_Task requirements:_ Return each line of the listing below, unchanged, and omit the images.

_Data:_
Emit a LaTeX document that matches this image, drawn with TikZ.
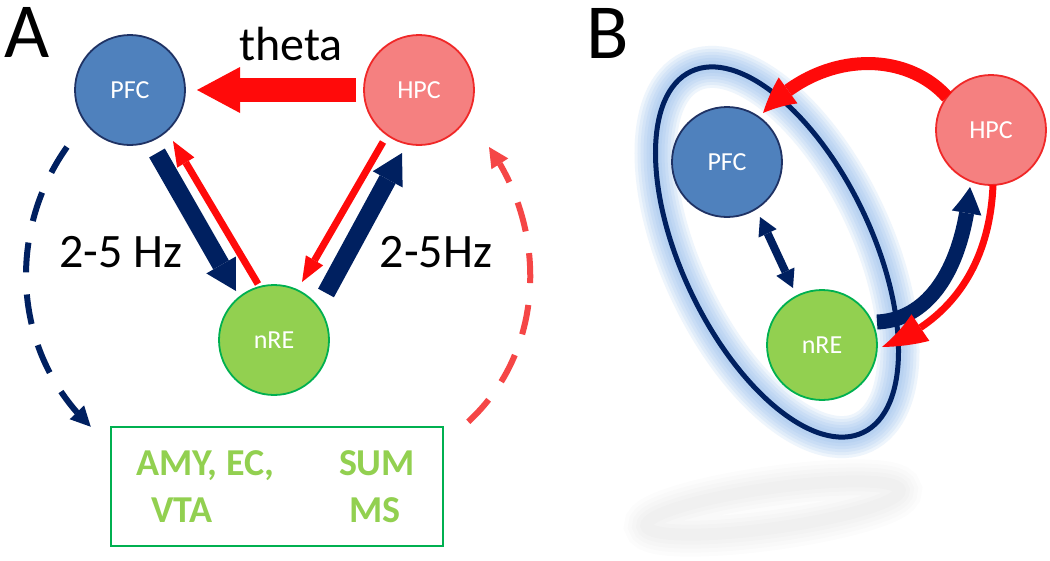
\documentclass[tikz,border=0pt]{standalone}
\usepackage{fontspec}
\setmainfont{Carlito}
\usetikzlibrary{arrows.meta,bending,calc}
\definecolor{navy}{RGB}{0,32,96}
\definecolor{redarr}{RGB}{255,10,10}
\definecolor{reddash}{RGB}{245,70,70}
\definecolor{pfcfill}{RGB}{79,129,189}
\definecolor{pfcline}{RGB}{31,50,100}
\definecolor{hpcfill}{RGB}{245,128,128}
\definecolor{hpcline}{RGB}{240,40,40}
\definecolor{nrefill}{RGB}{146,208,80}
\definecolor{nreline}{RGB}{0,176,80}
\definecolor{glowc}{RGB}{140,185,235}
\newcommand\myfs[1]{\fontsize{#1}{#1}\selectfont}
\begin{document}
\begin{tikzpicture}[x=1pt,y=-1pt,
  region/.style={circle,minimum size=110pt,inner sep=0pt,line width=1.8pt,text=white,font=\myfs{26}},
  pfc/.style={region,fill=pfcfill,draw=pfcline},
  hpc/.style={region,fill=hpcfill,draw=hpcline},
  nre/.style={region,fill=nrefill,draw=nreline},
  lbl/.style={inner sep=0pt,anchor=base,font=\myfs{48}},
  panel/.style={inner sep=0pt,anchor=base,font=\myfs{78}},
  boxtxt/.style={inner sep=0pt,anchor=base,text=nrefill,font=\bfseries\myfs{38}},
  navythick/.style={draw=navy,line width=18pt,-{Triangle[length=30pt,width=34pt,line width=0pt]}},
  redthin/.style={draw=redarr,line width=7pt,-{Triangle[length=25pt,width=20pt,line width=0pt]}},
  dashnavy/.style={draw=navy,line width=6pt,dash pattern=on 30pt off 22pt,-{Triangle[length=20pt,width=20pt,line width=0pt]}},
  dashred/.style={draw=reddash,line width=6pt,dash pattern=on 30pt off 22pt,-{Triangle[length=20pt,width=20pt,line width=0pt]}},
]
\useasboundingbox (0,0) rectangle (1050,560);
\fill[white] (0,0) rectangle (1050,560);

% ---------- Panel A ----------
\node[panel] (labA) at (27,57) {A};
\node[pfc] (pfcA) at (130,90) {PFC};
\node[hpc] (hpcA) at (419,90) {HPC};
\node[nre] (nreA) at (274,340) {nRE};
\node[draw=nreline,line width=2.5pt,minimum width=332pt,minimum height=119pt,inner sep=0pt] (box) at (277,486.5) {};
\node[boxtxt] (t1) at (205,475) {AMY, EC,};
\node[boxtxt] (t2) at (182,522) {VTA};
\node[boxtxt] (t3) at (377,475) {SUM};
\node[boxtxt] (t4) at (375,522) {MS};

\node[lbl] (theta) at (291,60) {theta};
\node[lbl] (hzL) at (121,267) {2-5 Hz};
\node[lbl] (hzR) at (436,267) {2-5Hz};

\draw[draw=redarr,line width=24pt,-{Triangle[length=43pt,width=46pt,line width=0pt]}]
  ($(hpcA)+(-63,0)$) -- ($(pfcA)+(67,0)$);
\draw[navythick] ($(pfcA)+(27,63)$) -- ($(nreA)+(-38,-49)$);
\draw[redthin] ($(nreA)+(-16,-56)$) -- ($(pfcA)+(43,51)$);
\draw[redthin] ($(hpcA)+(-36,52)$) -- ($(nreA)+(28,-58)$);
\draw[navythick] ($(nreA)+(52,-47)$) -- ($(hpcA)+(-17,63)$);

\draw[dashnavy] ($(pfcA)+(-63,57)$) .. controls (8,230) and (10,350) .. ($(box.north west)+(-19,1)$);
\draw[dashred] ($(box.north east)+(24,-4)$) .. controls (546,350) and (548,230) .. ($(hpcA)+(70,57)$);

% ---------- Panel B ----------
\node[panel] (labB) at (608,58) {B};

% faint shadow
\foreach \w in {44,36,28,20,12}
  \draw[black,opacity=0.012,line width=\w pt,rotate around={8:(773,508)}] (773,508) ellipse [x radius=128, y radius=20];
% glow + ellipse
\foreach \w in {42,36,30,24,18,12}
  \draw[glowc,opacity=0.14,line width=\w pt,rotate around={-64.5:(777,252)}] (777,252) ellipse [x radius=200, y radius=95];
\draw[navy,line width=5pt,rotate around={-64.5:(777,252)}] (777,252) ellipse [x radius=200, y radius=95];

\node[pfc] (pfcB) at (727,162) {PFC};
\node[hpc] (hpcB) at (991,130) {HPC};
\node[nre] (nreB) at (822,345) {nRE};

\draw[draw=redarr,line width=13pt,-{Triangle[bend,length=35pt,width=32pt,line width=0pt]}]
  ($(hpcB)+(-44,-33)$) .. controls (905,50) and (820,50) .. ($(pfcB)+(36,-49)$);
\draw[draw=navy,line width=15pt,-{Triangle[bend,length=27pt,width=30pt,line width=0pt]}]
  ($(nreB)+(55,-23)$) .. controls (925,320) and (962,275) .. ($(hpcB)+(-21,57)$);
\draw[draw=redarr,line width=7pt,-{Triangle[bend,length=45pt,width=32pt,line width=0pt]}]
  ($(hpcB)+(2,55)$) .. controls (990,260) and (955,320) .. ($(nreB)+(60,2)$);
\draw[draw=navy,line width=8pt,{Triangle[length=18pt,width=20pt,line width=0pt]}-{Triangle[length=18pt,width=20pt,line width=0pt]}]
  ($(pfcB)+(33,55)$) -- ($(nreB)+(-29,-57)$);
\end{tikzpicture}
\end{document}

_Solution:_
Emit a LaTeX document that matches this image, drawn with TikZ.
\documentclass[tikz,border=0pt]{standalone}
\usepackage{fontspec}
\setmainfont{Carlito}
\usetikzlibrary{arrows.meta,bending,calc}
\definecolor{navy}{RGB}{0,32,96}
\definecolor{redarr}{RGB}{255,10,10}
\definecolor{reddash}{RGB}{245,70,70}
\definecolor{pfcfill}{RGB}{79,129,189}
\definecolor{pfcline}{RGB}{31,50,100}
\definecolor{hpcfill}{RGB}{245,128,128}
\definecolor{hpcline}{RGB}{240,40,40}
\definecolor{nrefill}{RGB}{146,208,80}
\definecolor{nreline}{RGB}{0,176,80}
\definecolor{glowc}{RGB}{140,185,235}
\newcommand\myfs[1]{\fontsize{#1}{#1}\selectfont}
\begin{document}
\begin{tikzpicture}[x=1pt,y=-1pt,
  region/.style={circle,minimum size=110pt,inner sep=0pt,line width=1.8pt,text=white,font=\myfs{26}},
  pfc/.style={region,fill=pfcfill,draw=pfcline},
  hpc/.style={region,fill=hpcfill,draw=hpcline},
  nre/.style={region,fill=nrefill,draw=nreline},
  lbl/.style={inner sep=0pt,anchor=base,font=\myfs{48}},
  panel/.style={inner sep=0pt,anchor=base,font=\myfs{78}},
  boxtxt/.style={inner sep=0pt,anchor=base,text=nrefill,font=\bfseries\myfs{38}},
  navythick/.style={draw=navy,line width=18pt,-{Triangle[length=30pt,width=34pt,line width=0pt]}},
  redthin/.style={draw=redarr,line width=7pt,-{Triangle[length=25pt,width=20pt,line width=0pt]}},
  dashnavy/.style={draw=navy,line width=6pt,dash pattern=on 30pt off 22pt,-{Triangle[length=20pt,width=20pt,line width=0pt]}},
  dashred/.style={draw=reddash,line width=6pt,dash pattern=on 30pt off 22pt,-{Triangle[length=20pt,width=20pt,line width=0pt]}},
]
\useasboundingbox (0,0) rectangle (1050,560);
\fill[white] (0,0) rectangle (1050,560);

% ---------- Panel A ----------
\node[panel] (labA) at (27,57) {A};
\node[pfc] (pfcA) at (130,90) {PFC};
\node[hpc] (hpcA) at (419,90) {HPC};
\node[nre] (nreA) at (274,340) {nRE};
\node[draw=nreline,line width=2.5pt,minimum width=332pt,minimum height=119pt,inner sep=0pt] (box) at (277,486.5) {};
\node[boxtxt] (t1) at (205,475) {AMY, EC,};
\node[boxtxt] (t2) at (182,522) {VTA};
\node[boxtxt] (t3) at (377,475) {SUM};
\node[boxtxt] (t4) at (375,522) {MS};

\node[lbl] (theta) at (291,60) {theta};
\node[lbl] (hzL) at (121,267) {2-5 Hz};
\node[lbl] (hzR) at (436,267) {2-5Hz};

\draw[draw=redarr,line width=24pt,-{Triangle[length=43pt,width=46pt,line width=0pt]}]
  ($(hpcA)+(-63,0)$) -- ($(pfcA)+(67,0)$);
\draw[navythick] ($(pfcA)+(27,63)$) -- ($(nreA)+(-38,-49)$);
\draw[redthin] ($(nreA)+(-16,-56)$) -- ($(pfcA)+(43,51)$);
\draw[redthin] ($(hpcA)+(-36,52)$) -- ($(nreA)+(28,-58)$);
\draw[navythick] ($(nreA)+(52,-47)$) -- ($(hpcA)+(-17,63)$);

\draw[dashnavy] ($(pfcA)+(-63,57)$) .. controls (8,230) and (10,350) .. ($(box.north west)+(-19,1)$);
\draw[dashred] ($(box.north east)+(24,-4)$) .. controls (546,350) and (548,230) .. ($(hpcA)+(70,57)$);

% ---------- Panel B ----------
\node[panel] (labB) at (608,58) {B};

% faint shadow
\foreach \w in {44,36,28,20,12}
  \draw[black,opacity=0.012,line width=\w pt,rotate around={8:(773,508)}] (773,508) ellipse [x radius=128, y radius=20];
% glow + ellipse
\foreach \w in {42,36,30,24,18,12}
  \draw[glowc,opacity=0.14,line width=\w pt,rotate around={-64.5:(777,252)}] (777,252) ellipse [x radius=200, y radius=95];
\draw[navy,line width=5pt,rotate around={-64.5:(777,252)}] (777,252) ellipse [x radius=200, y radius=95];

\node[pfc] (pfcB) at (727,162) {PFC};
\node[hpc] (hpcB) at (991,130) {HPC};
\node[nre] (nreB) at (822,345) {nRE};

\draw[draw=redarr,line width=13pt,-{Triangle[bend,length=35pt,width=32pt,line width=0pt]}]
  ($(hpcB)+(-44,-33)$) .. controls (905,50) and (820,50) .. ($(pfcB)+(36,-49)$);
\draw[draw=navy,line width=15pt,-{Triangle[bend,length=27pt,width=30pt,line width=0pt]}]
  ($(nreB)+(55,-23)$) .. controls (925,320) and (962,275) .. ($(hpcB)+(-21,57)$);
\draw[draw=redarr,line width=7pt,-{Triangle[bend,length=45pt,width=32pt,line width=0pt]}]
  ($(hpcB)+(2,55)$) .. controls (990,260) and (955,320) .. ($(nreB)+(60,2)$);
\draw[draw=navy,line width=8pt,{Triangle[length=18pt,width=20pt,line width=0pt]}-{Triangle[length=18pt,width=20pt,line width=0pt]}]
  ($(pfcB)+(33,55)$) -- ($(nreB)+(-29,-57)$);
\end{tikzpicture}
\end{document}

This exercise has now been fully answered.